In 1936, the San Francisco Opera decided to dispense with the leadership of the irascible Artur Bodanzky for their Ring cycle to engage Hungarian maestro Fritz Reiner (1888-1963), who felt under-employed at the Curtis Institute, only sporadically appearing in Cincinnati and Pittsburgh. NBC aired the broadcast of Friday, 13 November 1936, in which several luminaries in Wagner occupy the stage at once: Flagstad in her dominant role of Bruenhilde; Lotte Lehmann incandescent as Sieglinde; Lauritz Melchior at his resonant best as Siegmund; and the truculent Emanuel List in a brief cameo as Hunding.

In Act II, Wotan has chosen his favorite among his warrior-daughters by the earth goddess Erda called Valkyries—Brünnhilde—to intervene in the imminent fight between Siegmund and Hunding so that Siegmund comes out the victor. But his wife, as the guardian of the sanctity of wedlock, upbraids him and demands punishment for the double offense of incest and adultery, and at length Wotan is compelled to give his word that Siegmund will fall to Hunding’s sword. Brünnhilde is unable to persuade Wotan to revert to his original decision, and of course she cannot think of disobeying him. But when she confronts her half-brother to announce his impending doom, he rejects her invitation to follow her to Valhalla because his wife and their unborn child mean so much to him that he would even kill them before meeting his own death, rather than let them go uncared for in a hostile world. The Valkyrie has never before been exposed to such emotion, and she does undertake to protect Siegmund in the duel after all. Wotan, enraged by her disobedience, arrives in time to shatter Siegmund’s sword—the very one he himself had left for him in Yggdrasill—with his own spear, allowing the fatal blow to be struck by Hunding. Brünnhilde gathers up the shattered bits of the sword and goes off with Sieglinde to find a safe place for the impending birth. Wotan then expresses his contempt for the unworthy victor by killing Hunding with a wave of his hand and sorrowfully considers how to deal with his favorite daughter’s misbehavior.

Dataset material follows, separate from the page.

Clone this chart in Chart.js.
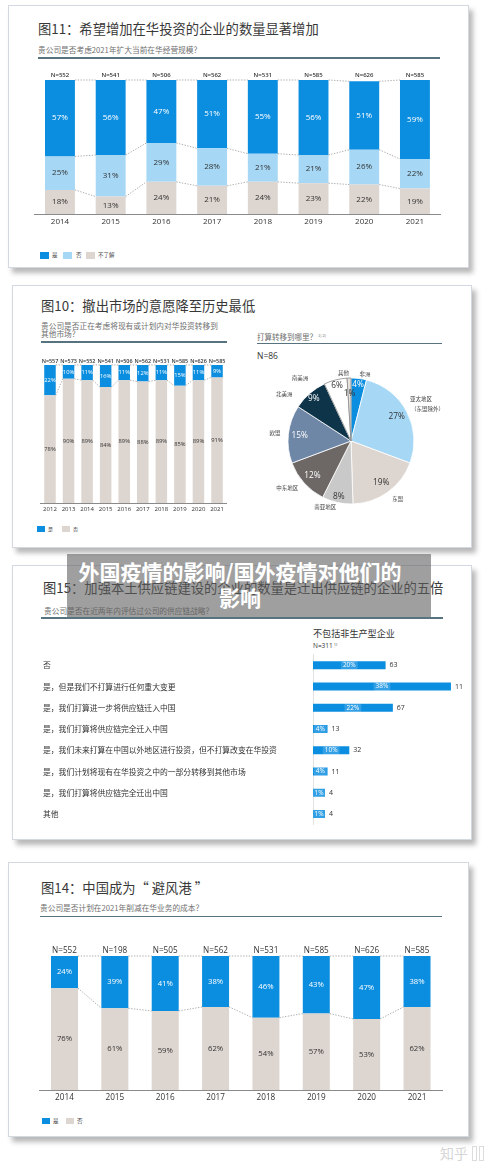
<!DOCTYPE html>
<html><head><meta charset="utf-8">
<script src="https://cdn.jsdelivr.net/npm/chart.js@4.4.1/dist/chart.umd.min.js"></script>
<style>
html,body{margin:0;padding:0;background:#fff;}
#page{position:relative;width:500px;height:1171px;overflow:hidden;font-family:"Noto Sans CJK SC","Noto Sans",sans-serif;}
.card{position:absolute;background:#fff;border:1px solid #d3d9e0;box-shadow:4px 5px 5px rgba(0,0,0,0.28);box-sizing:border-box;}
.t{position:absolute;white-space:nowrap;color:#3a3a3a;}
.title{font-size:13.3px;line-height:14px;color:#383838;}
.sub{font-size:7.7px;line-height:8px;color:#6f6f6f;}
.rule{position:absolute;height:1.5px;background:#56737f;}
.sq{position:absolute;}
.lg{position:absolute;font-size:5.5px;line-height:6px;color:#444;white-space:nowrap;}
canvas{position:absolute;}
#banner{position:absolute;left:67px;top:554px;width:364px;height:63px;background:rgba(95,95,95,0.6);z-index:10;}
#banner div{position:absolute;left:0;top:5px;width:346px;text-align:center;color:#fff;font-weight:700;font-size:21px;line-height:25.5px;white-space:nowrap;}
</style></head>
<body><div id="page">

<!-- Panel 1 : 图11 -->
<div class="card" style="left:8px;top:5px;width:461px;height:263px;"></div>
<div class="t title" style="left:38px;top:22px;">图11：希望增加在华投资的企业的数量显著增加</div>
<div class="t sub" style="left:38px;top:45.5px;">贵公司是否考虑2021年扩大当前在华经营规模？</div>
<div class="rule" style="left:38px;top:57px;width:402px;"></div>
<canvas id="c11" width="470" height="170" style="left:0;top:60px;"></canvas>
<div class="sq" style="left:40px;top:252px;width:9px;height:6.5px;background:#0c8ee0"></div>
<div class="lg" style="left:52px;top:252px;">是</div>
<div class="sq" style="left:63px;top:252px;width:9px;height:6.5px;background:#a6d8f6"></div>
<div class="lg" style="left:76px;top:252px;">否</div>
<div class="sq" style="left:86px;top:252px;width:9px;height:6.5px;background:#ddd5cf"></div>
<div class="lg" style="left:98px;top:252px;">不了解</div>

<!-- Panel 2 : 图10 -->
<div class="card" style="left:12px;top:285px;width:460px;height:263px;"></div>
<div class="t title" style="left:41px;top:299px;">图10：撤出市场的意愿降至历史最低</div>
<div class="t sub" style="left:41px;top:321.5px;line-height:8px;">贵公司是否正在考虑将现有或计划内对华投资转移到<br>其他市场？</div>
<div class="rule" style="left:41px;top:341px;width:186px;"></div>
<canvas id="c10" width="240" height="174" style="left:0;top:345px;"></canvas>
<div class="sq" style="left:37px;top:526px;width:8px;height:6px;background:#0c8ee0"></div>
<div class="lg" style="left:48px;top:526px;font-size:5px;">是</div>
<div class="sq" style="left:62px;top:526px;width:8px;height:6px;background:#ddd5cf"></div>
<div class="lg" style="left:73px;top:526px;font-size:5px;">否</div>

<div class="t sub" style="left:257px;top:331px;font-size:7.5px;">打算转移到哪里？<span style="font-size:4px;vertical-align:3px;margin-left:1px;">1) 2)</span></div>
<div class="rule" style="left:257px;top:342.5px;width:185px;"></div>
<div class="t" style="left:257px;top:351px;font-size:8.5px;line-height:10px;color:#333;font-family:'Open Sans',sans-serif;">N=86</div>
<canvas id="cpie" width="200" height="200" style="left:251px;top:341px;"></canvas>

<!-- Panel 3 : 图15 -->
<div class="card" style="left:12px;top:565px;width:460px;height:275px;"></div>
<div class="t title" style="left:43px;top:581px;">图15：加强本土供应链建设的企业的数量是迁出供应链的企业的五倍</div>
<div class="t sub" style="left:44px;top:606.5px;">贵公司是否在近两年内评估过公司的供应链战略？</div>
<div class="rule" style="left:41px;top:617px;width:402px;"></div>
<div class="t" style="left:313px;top:627.7px;font-size:9.1px;line-height:10px;color:#333;">不包括非生产型企业</div>
<div class="t" style="left:313px;top:640.5px;font-size:6.5px;line-height:7px;color:#333;font-family:'Open Sans',sans-serif;">N=311<span style="font-size:4px;vertical-align:2px;margin-left:1px;">1)</span></div>
<canvas id="c15" width="475" height="180" style="left:0;top:650px;"></canvas>
<div id="banner"><div>外国疫情的影响/国外疫情对他们的<br>影响</div></div>

<!-- Panel 4 : 图14 -->
<div class="card" style="left:8px;top:862px;width:461px;height:275px;"></div>
<div class="t title" style="left:41px;top:880.5px;">图14：中国成为“ 避风港 ”</div>
<div class="t sub" style="left:40px;top:904.3px;">贵公司是否计划在2021年削减在华业务的成本？</div>
<div class="rule" style="left:40px;top:915.5px;width:402px;"></div>
<canvas id="c14" width="470" height="170" style="left:0;top:936px;"></canvas>
<div class="sq" style="left:42px;top:1118px;width:8px;height:6px;background:#0c8ee0"></div>
<div class="lg" style="left:53px;top:1118px;">是</div>
<div class="sq" style="left:66px;top:1118px;width:8px;height:6px;background:#ddd5cf"></div>
<div class="lg" style="left:77px;top:1118px;">否</div>

<div class="t" style="left:440px;top:1145px;font-size:14px;line-height:16px;color:#d6d6d6;">知乎</div>
<div class="sq" style="left:472px;top:1146px;width:3px;height:13px;border:1px solid #dcdcdc;"></div>
<div class="sq" style="left:479px;top:1146px;width:3px;height:13px;border:1px solid #dcdcdc;"></div>

</div>
<script>
// ---------- DATA ----------
const YEARS_11 = ['2014','2015','2016','2017','2018','2019','2020','2021'];
const N_11 = ['N=552','N=541','N=506','N=562','N=531','N=585','N=626','N=585'];
const YES_11 = [57,56,47,51,55,56,51,59];
const NO_11 = [25,31,29,28,21,21,26,22];
const DK_11 = [18,13,24,21,24,23,22,19];

const YEARS_10 = ['2012','2013','2014','2015','2016','2017','2018','2019','2020','2021'];
const N_10 = ['N=557','N=573','N=552','N=541','N=506','N=562','N=531','N=585','N=626','N=585'];
const YES_10 = [22,10,11,16,11,12,11,15,11,9];
const NO_10 = [78,90,89,84,89,88,89,85,89,91];

const REGIONS = ['非洲','亚太地区\n（东盟除外）','东盟','南亚地区','中东地区','欧盟','北美洲','南美洲','其他'];
const REGION_PCT = [4,27,19,8,12,15,9,6,1];

const SUPPLY_CATS = ['否','是，但是我们不打算进行任何重大变更','是，我们打算进一步将供应链迁入中国','是，我们打算将供应链完全迁入中国','是，我们未来打算在中国以外地区进行投资，但不打算改变在华投资','是，我们计划将现有在华投资之中的一部分转移到其他市场','是，我们打算将供应链完全迁出中国','其他'];
const SUPPLY_PCT = [20,38,22,4,10,4,1,1];
const SUPPLY_COUNT = ['63','11','67','13','32','11','4','4'];

const YEARS_14 = ['2014','2015','2016','2017','2018','2019','2020','2021'];
const N_14 = ['N=552','N=198','N=505','N=562','N=531','N=585','N=626','N=585'];
const YES_14 = [24,39,41,38,46,43,47,38];
const NO_14 = [76,61,59,62,54,57,53,62];

// ---------- STYLE ----------
const FONT_NUM = '"Open Sans","Noto Sans CJK SC",sans-serif';
const FONT_CJK = '"Noto Sans CJK SC","Noto Sans",sans-serif';
const BLUE = '#0c8ee0', LIGHT = '#a6d8f6', BEIGE = '#ddd5cf';
const PIE_COLORS = [BLUE, LIGHT, BEIGE, '#c9c9c9', '#6d6866', '#6f87a7', '#0e3449', '#ffffff', '#e6e2de'];
const PIE_BORDERS = ['#fff','#fff','#fff','#fff','#fff','#fff','#fff','#8a8a8a','#8a8a8a'];
const PIE_TEXT = ['#fff','#333','#333','#333','#fff','#fff','#fff','#333','#333'];
const PIE_LABEL_NUDGE = {'北美洲':[-12,6],'南美洲':[-26,3],'亚太地区\n（东盟除外）':[-4,-4]};

function stackDeco(o){
  return {id:'deco', afterDatasetsDraw(chart){
    const ctx = chart.ctx, n = chart.data.datasets.length;
    const metas = [];
    for (let d=0; d<n; d++) metas.push(chart.getDatasetMeta(d).data.map(e=>e.getProps(['x','y','base','width'],true)));
    ctx.save();
    ctx.setLineDash([1.4,1.4]); ctx.strokeStyle='#8e8e8e'; ctx.lineWidth=0.7;
    metas.forEach(els=>{
      for (let i=0;i<els.length-1;i++){
        const a=els[i], b=els[i+1];
        ctx.beginPath(); ctx.moveTo(a.x+a.width/2,a.y); ctx.lineTo(b.x-b.width/2,b.y); ctx.stroke();
      }
    });
    ctx.setLineDash([]);
    ctx.textAlign='center'; ctx.textBaseline='middle';
    ctx.font = o.pctSize+'px '+FONT_NUM;
    metas.forEach((els,d)=>{
      ctx.fillStyle=o.pctColors[d];
      els.forEach((e,i)=>ctx.fillText(chart.data.datasets[d].data[i]+'%', e.x, (e.y+e.base)/2));
    });
    ctx.font = o.nWeight+' '+o.nSize+'px '+FONT_NUM; ctx.fillStyle='#333';
    const top = chart.chartArea.top, last = metas[n-1];
    o.nLabels.forEach((t,i)=>ctx.fillText(t, last[i].x, top-o.nGap));
    ctx.restore();
  }};
}

function stacked(id, o){
  return new Chart(document.getElementById(id), {
    type:'bar',
    data:{labels:o.labels, datasets:o.series.map(s=>({label:s.label,data:s.data,backgroundColor:s.color,borderWidth:0,barPercentage:o.barPct,categoryPercentage:1}))},
    options:{
      responsive:false, animation:false, devicePixelRatio:1,
      layout:{padding:{left:o.padL,right:o.padR,top:o.padT,bottom:0}},
      plugins:{legend:{display:false},tooltip:{enabled:false}},
      scales:{
        x:{stacked:true, grid:{display:false,drawTicks:false}, border:{display:true,color:'#8a8a8a',width:1},
           ticks:{font:{size:o.tickSize,family:FONT_NUM},color:'#333',padding:3,maxRotation:0,autoSkip:false},
           afterFit:s=>{s.height=o.axisH;}},
        y:{stacked:true, display:false, min:0, max:100}
      }
    },
    plugins:[stackDeco(o)]
  });
}

stacked('c11', {labels:YEARS_11, padL:34.6, padR:29.7, padT:20, axisH:16, barPct:0.59, tickSize:8,
  series:[{label:'不了解',data:DK_11,color:BEIGE},{label:'否',data:NO_11,color:LIGHT},{label:'是',data:YES_11,color:BLUE}],
  pctColors:['#333','#333','#fff'], pctSize:8, nLabels:N_11, nSize:6, nWeight:'600', nGap:5});

stacked('c10', {labels:YEARS_10, padL:40.7, padR:13.7, padT:20, axisH:16, barPct:0.62, tickSize:6,
  series:[{label:'否',data:NO_10,color:BEIGE},{label:'是',data:YES_10,color:BLUE}],
  pctColors:['#333','#fff'], pctSize:5.8, nLabels:N_10, nSize:5.4, nWeight:'600', nGap:4});

stacked('c14', {labels:YEARS_14, padL:39.3, padR:27.8, padT:20, axisH:16, barPct:0.536, tickSize:8.2,
  series:[{label:'否',data:NO_14,color:BEIGE},{label:'是',data:YES_14,color:BLUE}],
  pctColors:['#333','#fff'], pctSize:7.7, nLabels:N_14, nSize:8.2, nWeight:'400', nGap:5});

// ---------- PIE ----------
const pieLabels = {id:'pieLabels', afterDatasetsDraw(chart){
  const ctx=chart.ctx; const meta=chart.getDatasetMeta(0);
  ctx.save();
  meta.data.forEach((el,i)=>{
    const p = el.getProps(['x','y','startAngle','endAngle','outerRadius'],true);
    const mid=(p.startAngle+p.endAngle)/2, c=Math.cos(mid), s=Math.sin(mid);
    const v = REGION_PCT[i];
    const f = v<=1 ? 0.76 : (v<10 ? 0.9 : 0.82);
    ctx.font='8.3px '+FONT_NUM; ctx.fillStyle=PIE_TEXT[i]; ctx.textAlign='center'; ctx.textBaseline='middle';
    ctx.fillText(v+'%', p.x+c*p.outerRadius*f, p.y+s*p.outerRadius*f);
    const R = p.outerRadius + (Math.abs(c)<0.3 ? 5 : 8);
    const nudge = PIE_LABEL_NUDGE[REGIONS[i]] || [0,0];
    let x=p.x+c*R+nudge[0], y=p.y+s*R+nudge[1];
    ctx.textAlign = c>0.02 ? 'left' : (c<-0.02 ? 'right' : 'center');
    ctx.font='5.5px '+FONT_CJK; ctx.fillStyle='#444';
    const lines = REGIONS[i].split('\n');
    const lh=10; y -= (lines.length-1)*lh/2;
    lines.forEach((ln,k)=>ctx.fillText(ln, x + (k>0?1:0), y+k*lh));
  });
  ctx.restore();
}};
new Chart(document.getElementById('cpie'), {
  type:'pie',
  data:{labels:REGIONS, datasets:[{data:REGION_PCT, backgroundColor:PIE_COLORS, borderColor:PIE_BORDERS, borderWidth:0.8}]},
  options:{responsive:false, animation:false, devicePixelRatio:1, radius:63, layout:{padding:0},
    plugins:{legend:{display:false},tooltip:{enabled:false}}},
  plugins:[pieLabels]
});

// ---------- HORIZONTAL BAR ----------
const hLabels = {id:'hLabels', afterDatasetsDraw(chart){
  const ctx=chart.ctx; const meta=chart.getDatasetMeta(0);
  ctx.save(); ctx.textBaseline='middle';
  meta.data.forEach((el,i)=>{
    const p=el.getProps(['x','y','base','height'],true);
    const cx=(p.x+p.base)/2;
    ctx.font='6.5px '+FONT_NUM;
    const t=SUPPLY_PCT[i]+'%'; const w=ctx.measureText(t).width;
    ctx.fillStyle='rgba(255,255,255,0.16)';
    ctx.beginPath(); if (ctx.roundRect) ctx.roundRect(cx-w/2-2, p.y-4.5, w+4, 9, 2); else ctx.rect(cx-w/2-2, p.y-4.5, w+4, 9); ctx.fill();
    ctx.fillStyle='#fff'; ctx.textAlign='center';
    ctx.fillText(t, cx, p.y);
    ctx.font='7px '+FONT_NUM; ctx.fillStyle='#333'; ctx.textAlign='left';
    ctx.fillText(SUPPLY_COUNT[i], p.x+4, p.y);
  });
  ctx.restore();
}};
new Chart(document.getElementById('c15'), {
  type:'bar',
  data:{labels:SUPPLY_CATS, datasets:[{data:SUPPLY_PCT, backgroundColor:BLUE, borderWidth:0, minBarLength:12, barPercentage:0.375, categoryPercentage:1}]},
  options:{indexAxis:'y', responsive:false, animation:false, devicePixelRatio:1,
    layout:{padding:{left:43,right:16.8,top:4.4,bottom:5.3}},
    plugins:{legend:{display:false},tooltip:{enabled:false}},
    scales:{
      x:{display:false, min:0, max:40},
      y:{grid:{display:false,drawTicks:false}, border:{display:true,color:'#e2e2e2',width:1},
         ticks:{crossAlign:'far', font:{size:7.8,family:FONT_CJK}, color:'#333', padding:0, autoSkip:false},
         afterFit:s=>{s.width=270;}}
    }
  },
  plugins:[hLabels]
});
</script>
</body></html>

The collectible moments accumulate one after another: Reiner’s gripping Prelude; Flagstad’s “Hojo to ho!”; Meisle’s emotional “So ist es den aus” and her wistful “Deiner ew’ gen Gatin”; the extended Second Scene duet “Schlimm, fuercht’ ich”; Schorr’s sudden urgency in “Ein andres ist’s”; the meditatively heroic “So sah ich Siegvater nei” of Flagstad; the entire Third Scene interchanges between Lotte Lehmann’s Siegliende and Melchior’s Siegmund. The two last scenes acquire a fateful momentum interrupted only by Siegmund and Bruennhilde’s relatively lengthy duet, “Der dir nun folgt,” already rife with Siegfried’s later funeral music. Melchior’s last two arias, from his “Zauberfest bezaehmt ein Schlaf,” projects loving sympathy and militant resignation at once. The Hunding motif intrudes, and Emanuel List enters (at first, in faded off-stage sonics). Ms. Davenport superimposes her remarks over Wotan’s dismissal of Hunding’s life, and the NBC announcer signs off.

For “the perfect Wagnerite” it has been a most thrilling afternoon.